What would you suggest?

rchikhi commented 4 years ago

Hi! Apologies for the delayed answer. Indeed the FOF strategy doesn't work as is. You'll need to 1) if applicable, for each insert size, concatenate all the left (resp. right) files from that insert size into a single left (resp. right) file 2) pass as argument each insert size library, e.g. -1 left_insertA.fq.gz -2 right_insertA.gz --mp-1 left_insertB.fq.gz --mp-2 right_insertB.fq.gz in order from smaller insert size to larger (ie in my example, insert size A is smaller than B)

Alternatively: 1) run gatb-pipeline a FOF of all libraries in any order. This will produce contigs but no scaffold. Note that these will be the same contigs as if you had specified that librairies were paired/mate-pairs, as Minia does not care about pairing when making contigs. Then you can run BESST stand-alone (using the gatb-pipeline script by using the -c argument, or just the BESST program, or any other scaffolder) manually using the contigs produced by gatb-pipeline.

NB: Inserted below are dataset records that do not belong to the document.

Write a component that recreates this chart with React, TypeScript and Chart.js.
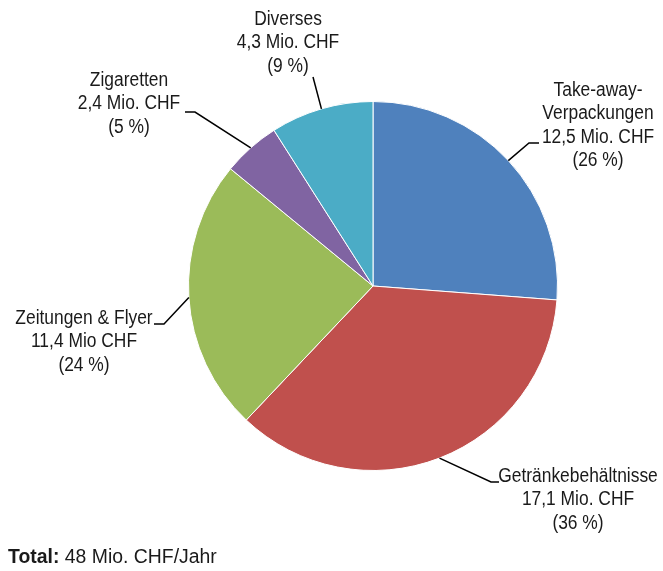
import React, { useEffect, useRef } from 'react';
import { Chart, registerables } from 'chart.js';

Chart.register(...registerables);

const categories = ['Take-away-\nVerpackungen', 'Getränkebehältnisse', 'Zeitungen & Flyer', 'Zigaretten', 'Diverses'];
const values = [12.5, 17.1, 11.4, 2.4, 4.3];
const valueLabels = ['12,5 Mio. CHF', '17,1 Mio. CHF', '11,4 Mio CHF', '2,4 Mio. CHF', '4,3 Mio. CHF'];
const percentLabels = ['(26 %)', '(36 %)', '(24 %)', '(5 %)', '(9 %)'];
const colors = ['#4F81BD', '#C0504D', '#9BBB59', '#8064A2', '#4BACC6'];
const totalBold = 'Total:';
const totalText = '48 Mio. CHF/Jahr';

const FONT = '"Liberation Sans Narrow", "Arial Narrow", "Liberation Sans", Arial, sans-serif';
const FONT_SIZE = 20;
const SCALE_X = 0.87;
const LINE_H = 23.3;

// layout of label blocks (elbow point, leader end, text centre x, first baseline y)
const labelLayout = [
  { elbow: [529, 143], end: [539, 143], tx: 598, ty: 96 },
  { elbow: [491, 482], end: [499, 482], tx: 578, ty: 482 },
  { elbow: [164, 324], end: [154, 324], tx: 84, ty: 324 },
  { elbow: [195, 112], end: [185, 112], tx: 129, ty: 86 },
  { elbow: [313, 77], end: [313, 77], tx: 288, ty: 25 },
];

function drawScaled(ctx: CanvasRenderingContext2D, t: string, x: number, y: number, sx: number) {
  ctx.save();
  ctx.translate(x, y);
  ctx.scale(sx, 1);
  ctx.fillText(t, 0, 0);
  ctx.restore();
}

const labelPlugin = {
  id: 'pieLabels',
  afterDraw(chart: any) {
    const ctx: CanvasRenderingContext2D = chart.ctx;
    const meta = chart.getDatasetMeta(0);
    ctx.save();
    meta.data.forEach((arc: any, i: number) => {
      const { x, y, startAngle, endAngle, outerRadius } = arc.getProps(['x', 'y', 'startAngle', 'endAngle', 'outerRadius'], true);
      const mid = (startAngle + endAngle) / 2;
      const ax = x + Math.cos(mid) * outerRadius;
      const ay = y + Math.sin(mid) * outerRadius;
      const L = labelLayout[i];
      ctx.strokeStyle = '#000';
      ctx.lineWidth = 1.5;
      ctx.beginPath();
      ctx.moveTo(ax, ay);
      ctx.lineTo(L.elbow[0], L.elbow[1]);
      ctx.lineTo(L.end[0], L.end[1]);
      ctx.stroke();
      const lines = [...categories[i].split('\n'), valueLabels[i], percentLabels[i]];
      ctx.fillStyle = '#1a1a1a';
      ctx.font = `${FONT_SIZE}px ${FONT}`;
      ctx.textAlign = 'center';
      ctx.textBaseline = 'alphabetic';
      lines.forEach((t, k) => drawScaled(ctx, t, L.tx, L.ty + k * LINE_H, SCALE_X));
    });
    ctx.textAlign = 'left';
    ctx.textBaseline = 'alphabetic';
    const ts = 0.97;
    ctx.font = `bold ${FONT_SIZE}px ${FONT}`;
    ctx.fillStyle = '#1a1a1a';
    drawScaled(ctx, totalBold, 8, 563, ts);
    const w = ctx.measureText(totalBold + ' ').width * ts;
    ctx.font = `${FONT_SIZE}px ${FONT}`;
    drawScaled(ctx, totalText, 8 + w, 563, ts);
    ctx.restore();
  },
};

export default function App() {
  const ref = useRef<HTMLCanvasElement>(null);
  useEffect(() => {
    const chart = new Chart(ref.current!, {
      type: 'pie',
      data: {
        labels: categories.map((c) => c.replace('\n', '')),
        datasets: [
          {
            data: values,
            backgroundColor: colors,
            borderColor: '#ffffff',
            borderWidth: 1,
          },
        ],
      },
      options: {
        responsive: false,
        animation: false,
        devicePixelRatio: 1,
        layout: { padding: { top: 101, bottom: 100, left: 188, right: 105 } },
        plugins: { legend: { display: false }, tooltip: { enabled: false } },
      },
      plugins: [labelPlugin],
    });
    return () => chart.destroy();
  }, []);
  return (
    <div style={{ position: 'absolute', left: 0, top: 0, width: 663, height: 571, background: '#fff' }}>
      <canvas ref={ref} width={663} height={571} />
    </div>
  );
}
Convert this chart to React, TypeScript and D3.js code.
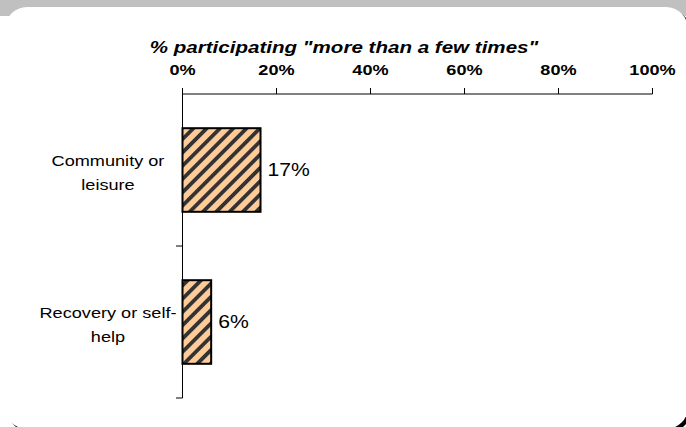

harish0201 commented 4 years ago

Thank you for the suggestion and apologies for the delayed response!

I did use a mixture of the two options though. I concatenated the smaller insert fastqs and used the mate-pair separately.

rchikhi commented 4 years ago

sounds good, did it work?

harish0201 commented 4 years ago

Yup, it did! I got a decent contiguity as well.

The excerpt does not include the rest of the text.